With a population of just about 2,500 people, Michaelpatti is dominated by the Hindu community but also has multiple churches spread across its terrain. According to Sister Arokai Mary, headmistress of Sacred Hearts Higher Secondary School, most students in the school belonged to nearby villages and 70 per cent of them were Hindus.

However, the school has now been facing the ramifications of the controversy that has erupted after Lavanya’s death — as evidenced by the heavy security deployment in the lane just outside its building. And if anyone manages to enter the premises, there is a prevalent atmosphere of fear and suspicion. Hesitant to reveal details about the case, Sister Arokai Mary further noted the school was traumatised by the arrest of Sagay Mary and hoped the truth will come out soon.

Lavanya’s stepmother showing the only outfit left of Lavanya in the house. As per Tamil tradition, once someone passes, all their clothes are thrown away barring one set | Revathi Krishnan | ThePrint

A teacher at the school, who wished to remain anonymous, said that the school had never faced any case of forceful conversion in 160 years. “That is not our intention. They can probe as much as they want. We will also help them,” she said.

It’s not just school faculty, a deep-rooted suspicion regarding outsiders can be found across Michaelpatti. Not many are willing to speak to an outsider about the case, fearful of raking up religious discord. “The issue is being constructed by politicians and is completely false,” said Raj, who runs a shop right outside the school. Macwin Godson, a 19-year-old alumnus of Sacred Hearts Higher Secondary School, noted that all religions and communities live very peacefully in Michaelpatti.

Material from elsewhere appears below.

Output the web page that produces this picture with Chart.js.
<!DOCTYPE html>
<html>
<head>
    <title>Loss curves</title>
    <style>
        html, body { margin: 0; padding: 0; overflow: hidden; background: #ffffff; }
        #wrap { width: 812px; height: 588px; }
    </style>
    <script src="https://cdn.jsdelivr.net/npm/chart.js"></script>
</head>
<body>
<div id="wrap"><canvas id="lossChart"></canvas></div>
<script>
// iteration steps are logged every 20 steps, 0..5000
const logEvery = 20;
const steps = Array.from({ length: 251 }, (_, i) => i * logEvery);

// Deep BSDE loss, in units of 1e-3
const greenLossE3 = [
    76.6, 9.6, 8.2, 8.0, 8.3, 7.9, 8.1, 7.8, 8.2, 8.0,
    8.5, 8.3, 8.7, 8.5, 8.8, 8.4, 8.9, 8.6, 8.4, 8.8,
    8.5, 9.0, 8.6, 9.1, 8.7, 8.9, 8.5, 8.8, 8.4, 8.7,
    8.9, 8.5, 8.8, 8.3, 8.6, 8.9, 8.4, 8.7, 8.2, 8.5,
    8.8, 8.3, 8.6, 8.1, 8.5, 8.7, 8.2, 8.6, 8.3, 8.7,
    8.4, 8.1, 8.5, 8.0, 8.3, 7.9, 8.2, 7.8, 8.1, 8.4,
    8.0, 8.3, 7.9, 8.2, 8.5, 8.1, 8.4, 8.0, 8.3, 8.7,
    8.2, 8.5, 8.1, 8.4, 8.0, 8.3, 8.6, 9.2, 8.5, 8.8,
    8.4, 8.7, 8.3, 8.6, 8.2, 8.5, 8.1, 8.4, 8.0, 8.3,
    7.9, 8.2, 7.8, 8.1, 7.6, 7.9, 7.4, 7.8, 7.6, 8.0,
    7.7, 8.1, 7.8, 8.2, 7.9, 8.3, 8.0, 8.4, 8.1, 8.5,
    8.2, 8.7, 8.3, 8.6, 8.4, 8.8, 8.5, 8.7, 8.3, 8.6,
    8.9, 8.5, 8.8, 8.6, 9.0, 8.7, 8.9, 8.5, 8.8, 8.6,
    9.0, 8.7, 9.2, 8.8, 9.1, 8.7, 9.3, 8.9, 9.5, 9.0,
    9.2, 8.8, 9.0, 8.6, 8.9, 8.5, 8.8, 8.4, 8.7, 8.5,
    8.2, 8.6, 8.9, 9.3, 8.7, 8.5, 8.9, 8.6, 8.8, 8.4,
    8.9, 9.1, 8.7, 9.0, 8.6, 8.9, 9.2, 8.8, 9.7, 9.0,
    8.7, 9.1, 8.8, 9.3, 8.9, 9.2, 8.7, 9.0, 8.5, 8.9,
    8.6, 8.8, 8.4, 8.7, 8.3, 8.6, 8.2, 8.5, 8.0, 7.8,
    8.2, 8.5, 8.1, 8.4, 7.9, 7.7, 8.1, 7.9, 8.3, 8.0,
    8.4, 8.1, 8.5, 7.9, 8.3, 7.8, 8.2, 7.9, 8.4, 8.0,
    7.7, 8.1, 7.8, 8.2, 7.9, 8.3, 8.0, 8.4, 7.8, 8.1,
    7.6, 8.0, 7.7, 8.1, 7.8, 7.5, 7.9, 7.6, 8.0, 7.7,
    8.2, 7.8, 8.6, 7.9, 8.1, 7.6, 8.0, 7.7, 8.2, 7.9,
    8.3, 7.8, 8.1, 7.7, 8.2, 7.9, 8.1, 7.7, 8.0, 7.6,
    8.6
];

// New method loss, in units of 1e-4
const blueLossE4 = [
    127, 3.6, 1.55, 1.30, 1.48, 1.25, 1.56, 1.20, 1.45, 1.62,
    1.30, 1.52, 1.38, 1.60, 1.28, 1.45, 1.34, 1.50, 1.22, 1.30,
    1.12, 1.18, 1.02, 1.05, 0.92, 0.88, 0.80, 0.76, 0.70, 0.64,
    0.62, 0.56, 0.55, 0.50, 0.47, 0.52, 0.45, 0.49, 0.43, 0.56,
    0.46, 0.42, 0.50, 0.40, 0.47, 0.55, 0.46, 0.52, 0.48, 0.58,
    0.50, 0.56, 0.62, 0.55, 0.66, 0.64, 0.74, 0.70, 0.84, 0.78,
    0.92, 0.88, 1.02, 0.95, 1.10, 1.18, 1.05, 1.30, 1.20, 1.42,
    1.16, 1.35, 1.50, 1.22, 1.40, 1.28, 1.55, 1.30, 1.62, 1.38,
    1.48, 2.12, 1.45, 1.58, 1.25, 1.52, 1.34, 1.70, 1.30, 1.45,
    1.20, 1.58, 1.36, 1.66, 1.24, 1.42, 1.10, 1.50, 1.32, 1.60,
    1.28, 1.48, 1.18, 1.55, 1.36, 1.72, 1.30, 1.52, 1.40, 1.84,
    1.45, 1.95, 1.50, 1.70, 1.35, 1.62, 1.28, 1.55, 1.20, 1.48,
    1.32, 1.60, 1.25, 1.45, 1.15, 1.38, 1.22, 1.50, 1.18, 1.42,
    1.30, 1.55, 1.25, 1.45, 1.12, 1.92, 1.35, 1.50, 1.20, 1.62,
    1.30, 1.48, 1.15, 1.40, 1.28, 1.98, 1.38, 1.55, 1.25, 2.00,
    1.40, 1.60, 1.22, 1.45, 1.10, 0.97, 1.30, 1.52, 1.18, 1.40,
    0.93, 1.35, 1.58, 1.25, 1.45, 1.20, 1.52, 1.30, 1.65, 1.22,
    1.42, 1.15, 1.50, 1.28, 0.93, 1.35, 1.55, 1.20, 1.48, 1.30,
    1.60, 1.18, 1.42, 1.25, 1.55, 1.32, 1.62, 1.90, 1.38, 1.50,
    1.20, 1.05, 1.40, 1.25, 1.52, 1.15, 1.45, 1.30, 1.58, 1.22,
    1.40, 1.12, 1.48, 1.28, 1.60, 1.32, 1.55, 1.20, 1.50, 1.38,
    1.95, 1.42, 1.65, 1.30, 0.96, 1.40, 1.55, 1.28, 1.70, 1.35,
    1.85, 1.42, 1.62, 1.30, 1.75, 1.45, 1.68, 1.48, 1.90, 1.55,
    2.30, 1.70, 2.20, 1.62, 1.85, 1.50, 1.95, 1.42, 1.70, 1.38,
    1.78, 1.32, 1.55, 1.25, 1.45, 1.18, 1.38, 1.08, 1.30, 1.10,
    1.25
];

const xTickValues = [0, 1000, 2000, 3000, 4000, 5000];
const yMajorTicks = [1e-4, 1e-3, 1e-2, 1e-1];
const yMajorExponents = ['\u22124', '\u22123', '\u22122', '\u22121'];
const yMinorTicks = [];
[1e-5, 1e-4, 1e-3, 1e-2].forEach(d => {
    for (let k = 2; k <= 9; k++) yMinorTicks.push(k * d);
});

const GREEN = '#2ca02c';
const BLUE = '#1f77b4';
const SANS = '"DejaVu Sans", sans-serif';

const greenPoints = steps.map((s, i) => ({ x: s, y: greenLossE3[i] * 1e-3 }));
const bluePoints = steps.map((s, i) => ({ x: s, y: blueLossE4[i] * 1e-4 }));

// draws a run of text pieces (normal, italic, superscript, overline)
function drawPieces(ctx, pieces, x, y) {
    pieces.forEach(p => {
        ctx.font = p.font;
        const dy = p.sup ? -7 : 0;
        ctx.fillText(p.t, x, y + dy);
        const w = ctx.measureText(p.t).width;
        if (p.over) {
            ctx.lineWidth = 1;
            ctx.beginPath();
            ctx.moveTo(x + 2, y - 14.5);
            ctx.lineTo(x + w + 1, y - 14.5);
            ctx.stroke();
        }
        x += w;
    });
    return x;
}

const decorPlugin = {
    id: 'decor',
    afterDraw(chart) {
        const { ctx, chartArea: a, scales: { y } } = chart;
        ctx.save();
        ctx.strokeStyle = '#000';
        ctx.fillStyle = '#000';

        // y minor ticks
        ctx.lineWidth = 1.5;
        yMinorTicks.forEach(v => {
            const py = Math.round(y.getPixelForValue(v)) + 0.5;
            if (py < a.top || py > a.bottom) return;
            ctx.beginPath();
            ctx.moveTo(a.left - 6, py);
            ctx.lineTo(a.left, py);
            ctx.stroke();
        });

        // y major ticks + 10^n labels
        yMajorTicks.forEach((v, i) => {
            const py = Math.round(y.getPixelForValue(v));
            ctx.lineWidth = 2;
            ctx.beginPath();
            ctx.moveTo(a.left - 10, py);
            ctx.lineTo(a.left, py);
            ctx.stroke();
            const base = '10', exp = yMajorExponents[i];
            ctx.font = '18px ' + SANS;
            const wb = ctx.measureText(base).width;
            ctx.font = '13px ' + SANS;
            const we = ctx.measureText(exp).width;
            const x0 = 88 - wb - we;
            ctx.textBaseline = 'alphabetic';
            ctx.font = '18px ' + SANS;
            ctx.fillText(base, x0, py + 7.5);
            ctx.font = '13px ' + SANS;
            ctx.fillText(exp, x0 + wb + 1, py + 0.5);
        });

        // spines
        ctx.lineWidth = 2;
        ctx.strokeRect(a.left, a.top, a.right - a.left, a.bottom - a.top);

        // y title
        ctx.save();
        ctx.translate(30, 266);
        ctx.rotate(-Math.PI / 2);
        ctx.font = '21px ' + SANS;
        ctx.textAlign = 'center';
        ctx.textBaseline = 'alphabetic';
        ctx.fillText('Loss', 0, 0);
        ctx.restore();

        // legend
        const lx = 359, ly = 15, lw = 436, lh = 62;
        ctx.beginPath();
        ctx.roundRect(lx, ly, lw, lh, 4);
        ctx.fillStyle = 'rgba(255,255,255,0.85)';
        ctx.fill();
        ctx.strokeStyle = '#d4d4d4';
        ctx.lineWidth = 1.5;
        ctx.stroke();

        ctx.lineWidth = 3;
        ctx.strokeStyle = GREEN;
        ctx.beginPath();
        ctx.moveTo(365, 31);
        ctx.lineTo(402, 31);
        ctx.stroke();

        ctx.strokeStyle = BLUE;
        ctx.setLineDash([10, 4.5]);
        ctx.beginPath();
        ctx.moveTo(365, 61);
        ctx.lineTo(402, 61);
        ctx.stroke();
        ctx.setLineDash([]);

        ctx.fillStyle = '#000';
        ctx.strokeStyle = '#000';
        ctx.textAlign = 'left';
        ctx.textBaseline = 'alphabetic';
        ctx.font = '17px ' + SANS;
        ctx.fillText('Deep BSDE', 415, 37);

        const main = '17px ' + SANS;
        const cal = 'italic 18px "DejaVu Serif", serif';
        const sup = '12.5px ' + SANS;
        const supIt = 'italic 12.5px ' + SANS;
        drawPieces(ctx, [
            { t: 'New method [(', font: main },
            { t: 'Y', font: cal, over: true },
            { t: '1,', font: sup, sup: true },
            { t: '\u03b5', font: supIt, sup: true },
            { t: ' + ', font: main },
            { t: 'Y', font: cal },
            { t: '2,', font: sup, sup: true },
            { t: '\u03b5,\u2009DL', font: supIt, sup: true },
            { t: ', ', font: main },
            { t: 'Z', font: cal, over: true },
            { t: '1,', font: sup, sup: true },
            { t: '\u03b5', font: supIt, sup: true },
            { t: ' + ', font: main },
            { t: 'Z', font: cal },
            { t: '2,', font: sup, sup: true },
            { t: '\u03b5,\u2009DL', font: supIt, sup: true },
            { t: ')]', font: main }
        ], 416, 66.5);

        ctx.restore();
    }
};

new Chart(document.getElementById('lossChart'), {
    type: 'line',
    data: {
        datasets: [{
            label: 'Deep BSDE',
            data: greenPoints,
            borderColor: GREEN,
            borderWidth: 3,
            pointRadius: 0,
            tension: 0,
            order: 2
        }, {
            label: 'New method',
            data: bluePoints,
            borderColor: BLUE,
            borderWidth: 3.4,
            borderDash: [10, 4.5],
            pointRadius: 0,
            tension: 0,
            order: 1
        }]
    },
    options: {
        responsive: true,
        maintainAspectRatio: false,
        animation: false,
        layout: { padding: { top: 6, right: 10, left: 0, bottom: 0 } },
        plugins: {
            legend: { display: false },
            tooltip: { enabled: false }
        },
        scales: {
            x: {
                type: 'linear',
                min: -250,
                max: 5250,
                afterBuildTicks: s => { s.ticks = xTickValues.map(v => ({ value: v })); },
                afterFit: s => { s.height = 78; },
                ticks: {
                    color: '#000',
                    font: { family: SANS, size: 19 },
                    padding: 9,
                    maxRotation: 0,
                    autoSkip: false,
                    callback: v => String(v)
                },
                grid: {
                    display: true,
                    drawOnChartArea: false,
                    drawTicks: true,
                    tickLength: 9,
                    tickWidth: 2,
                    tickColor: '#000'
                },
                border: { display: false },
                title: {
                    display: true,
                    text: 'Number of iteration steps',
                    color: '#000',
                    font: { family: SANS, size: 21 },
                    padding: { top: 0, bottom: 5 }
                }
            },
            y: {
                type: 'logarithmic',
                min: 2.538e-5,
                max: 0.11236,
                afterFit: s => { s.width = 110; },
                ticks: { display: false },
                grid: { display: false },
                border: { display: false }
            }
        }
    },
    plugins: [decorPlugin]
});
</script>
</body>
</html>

About 800 people from the villagers also signed and submitted a petition with District Collector Oliver, which stated that the internal peace of the village was being harmed by groups with religious connections, without naming any of the groups. According to the petition, communities have peacefully coexisted in the village for over five generations and the villagers also demanded that no “independent committees” should be allowed to be formed by political parties or religious outfits to conduct inquiries in the village.

According to the 2011 census, out of Thanjavur’s total population, 5.57 per cent were Christians — close to 1.3 lakh people. Oliver noted that the trend has remained the same for the past 11 years. Christians also make 6.12 per cent of the entire population in Tamil Nadu, numbering at about 44.18 lakh.

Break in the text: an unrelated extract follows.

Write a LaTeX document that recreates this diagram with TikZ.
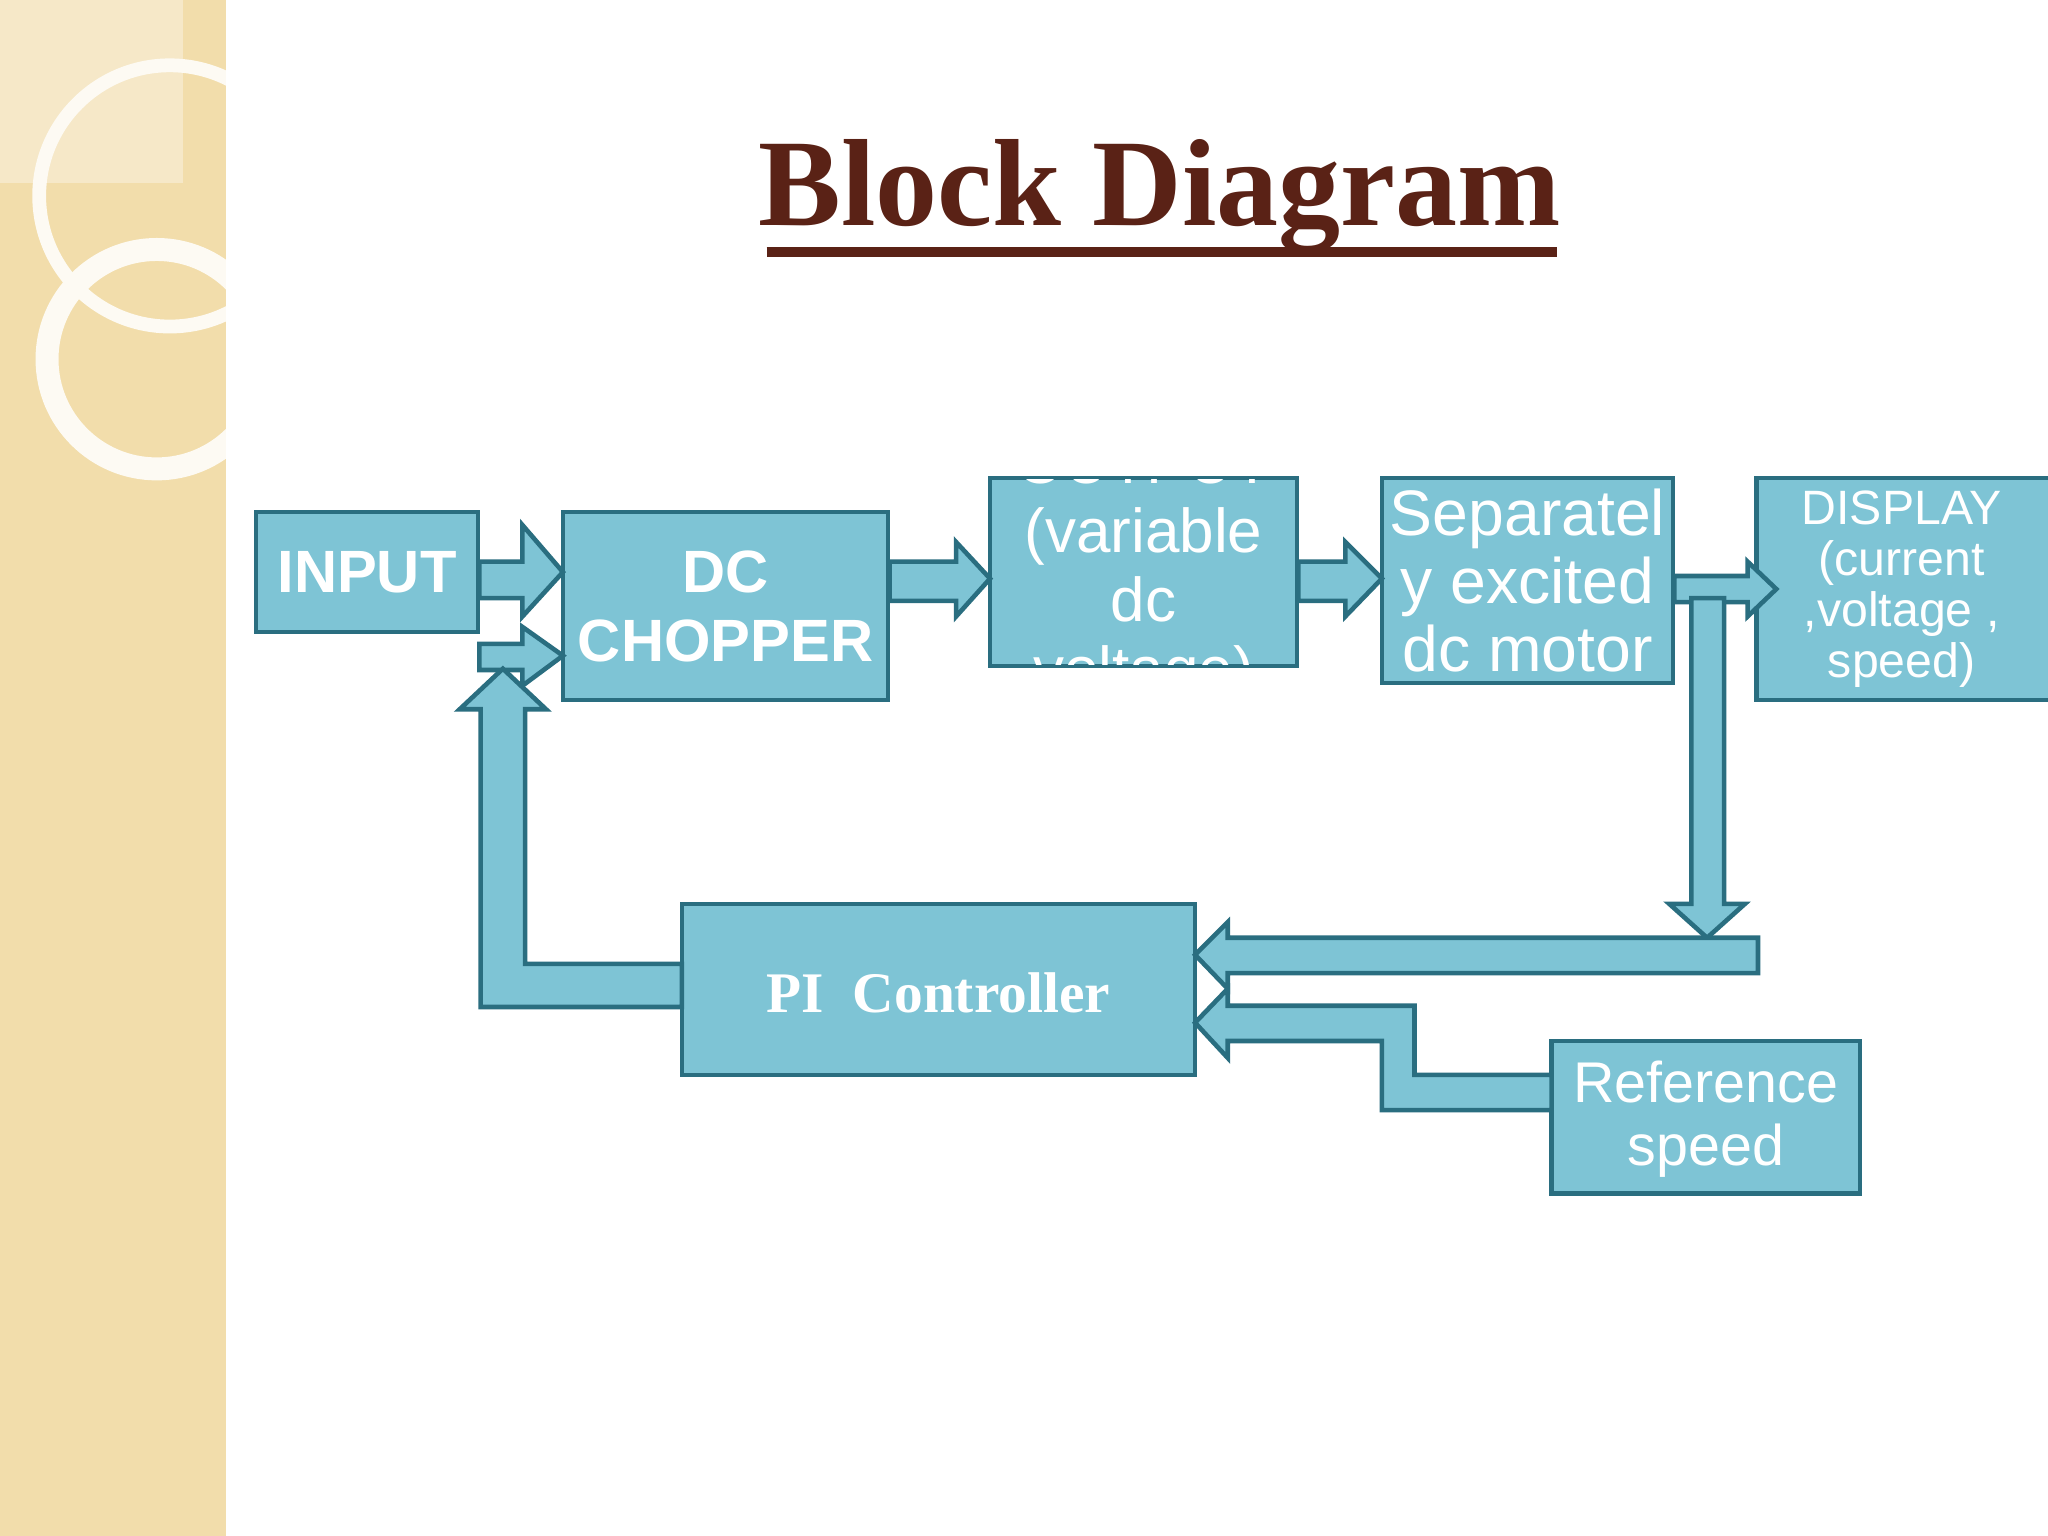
\documentclass[tikz,border=0pt]{standalone}
\usepackage{fontspec}
\setmainfont{Liberation Serif}
\newfontfamily\arialf{Liberation Sans}
\begin{document}
\begin{tikzpicture}[x=0.01cm,y=-0.01cm,
  blk/.style={draw=bord,fill=boxc,line width=1pt},
  arr/.style={draw=bord,fill=boxc,line width=1pt,line join=miter},
  wt/.style={text=white,align=center,font=\arialf}]
\definecolor{boxc}{HTML}{7EC4D5}
\definecolor{bord}{HTML}{2A6E80}
\definecolor{beige}{HTML}{F2DDAB}
\definecolor{ttl}{HTML}{5A2216}
\useasboundingbox (0,0) rectangle (1568,1176);
\fill[white] (0,0) rectangle (1568,1176);
\fill[beige] (0,0) rectangle (173,1176);
\fill[white,opacity=0.35] (0,0) rectangle (140,140);
\begin{scope}
\clip (0,0) rectangle (173,1176);
\draw[white!85!beige,line width=3pt] (130,150) circle (100);
\draw[white!85!beige,line width=5pt] (120,275) circle (84);
\end{scope}
% title
\node[font=\bfseries\fontsize{27}{32}\selectfont,text=ttl] (title) at (888,150) {Block Diagram};
\draw[ttl,line width=2pt] (587,193) -- (1192,193);
% boxes
\draw[blk] (196,392) rectangle (366,484);
\node[wt,font=\arialf\bfseries\fontsize{13}{15}\selectfont] (in) at (281,438) {INPUT};
\draw[blk] (431,392) rectangle (680,536);
\node[wt,font=\arialf\bfseries\fontsize{13}{15}\selectfont] (dc) at (555.5,464) {DC\\CHOPPER};
\draw[blk] (758,366) rectangle (993,510);
\begin{scope}
\clip (758,367) rectangle (993,509);
\node[wt,font=\arialf\fontsize{13.5}{15}\selectfont] (out) at (875.5,438) {OUTPUT\\(variable\\dc\\voltage)};
\end{scope}
\draw[blk] (1058,366) rectangle (1281,523);
\node[wt,font=\arialf\fontsize{14}{14.8}\selectfont] (mot) at (1169.5,444.5) {Separatel\\y excited\\dc motor};
\draw[blk] (1345,366) rectangle (1585,536);
\node[wt,font=\arialf\fontsize{10.5}{11.1}\selectfont] (disp) at (1456,451) {DISPLAY\\(current\\,voltage ,\\speed)};
\draw[blk] (522,692) rectangle (915,823);
\node[text=white,font=\bfseries\fontsize{12.5}{14}\selectfont] (pi) at (718.5,760) {PI\ \ Controller};
\draw[blk] (1188,797) rectangle (1424,914);
\node[wt,font=\arialf\fontsize{12.5}{13.7}\selectfont] (ref) at (1306,857) {Reference\\speed};
% block arrows
\draw[arr] (367,430)--(400,430)--(400,402)--(431,438)--(400,472)--(400,458)--(367,458)--cycle;
\draw[arr] (367,493)--(400,493)--(400,480)--(431,502)--(400,525)--(400,513)--(367,513)--cycle;
\draw[arr] (681,430)--(732,430)--(732,415)--(758,443)--(732,472)--(732,460)--(681,460)--cycle;
\draw[arr] (994,430)--(1030,430)--(1030,415)--(1058,443)--(1030,472)--(1030,460)--(994,460)--cycle;
\draw[arr] (1282,441)--(1338,441)--(1338,430)--(1360,451)--(1338,472)--(1338,461)--(1282,461)--cycle;
\draw[arr] (1295,458)--(1320,458)--(1320,692)--(1336,692)--(1307,718)--(1278,692)--(1295,692)--cycle;
\draw[arr] (1346,718)--(1346,745)--(940,745)--(940,757)--(915,731)--(940,706)--(940,718)--cycle;
\draw[arr] (1188,823)--(1083,823)--(1083,770)--(940,770)--(940,757)--(915,783)--(940,810)--(940,797)--(1058,797)--(1058,850)--(1188,850)--cycle;
\draw[arr] (522,738)--(402,738)--(402,543)--(418,543)--(385,512)--(352,543)--(368,543)--(368,771)--(522,771)--cycle;
\end{tikzpicture}
\end{document}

A family wracked with grief 


Lavanya’s family, meanwhile, has been disillusioned by the police investigation. Her father, 43-year old Muruganandam, was previously a member of the DMK but left it after he claimed that no one from the party reached out to him. He also said that even the police did not speak to him, a claim that has been denied by the police.

According to Muruganandam, who is barely able to earn Rs 6,000 a month, Lavanya was a topper in her school and was worried that she would get bad remarks in her report card if she did not listen to the warden. Muruganandam’s first wife, Lavanya’s mother, also died by suicide in 2013. Shortly after, he married Saranya and with whom he has three sons. He added that he was apprised of the harassment his daughter suffered, allegedly to convert her to Christianity, only when she returned home in January.

His wife Saranya also concurred and said that Lavanya had been studying in the school for five years but the harassment began only when she was in Class 10. “I only got to know when she was in class 11 that she was handling accounts for the warden and had gone to Trichy to submit some accounts. She was even made to clean floors and cook.”

The public verdict on the family, however, is divided. What was once the placid village of Ariyalur, has now become a raging ground of opinions and counter-opinions. Close neighbours of the family claim that there were problems between Lavanya and her stepmother. But a nearby shopkeeper disagreed and said that Saranya had a pleasant demeanour and would not trouble anybody.

Thamilselvi, a neighbour of the family, said she would often hear complaints against Lavanya’s stepmother and had also witnessed the two fighting whenever she was back home. “One does not know what happened. I know there were problems but I also don’t know what happened in the school. The truth should come out.”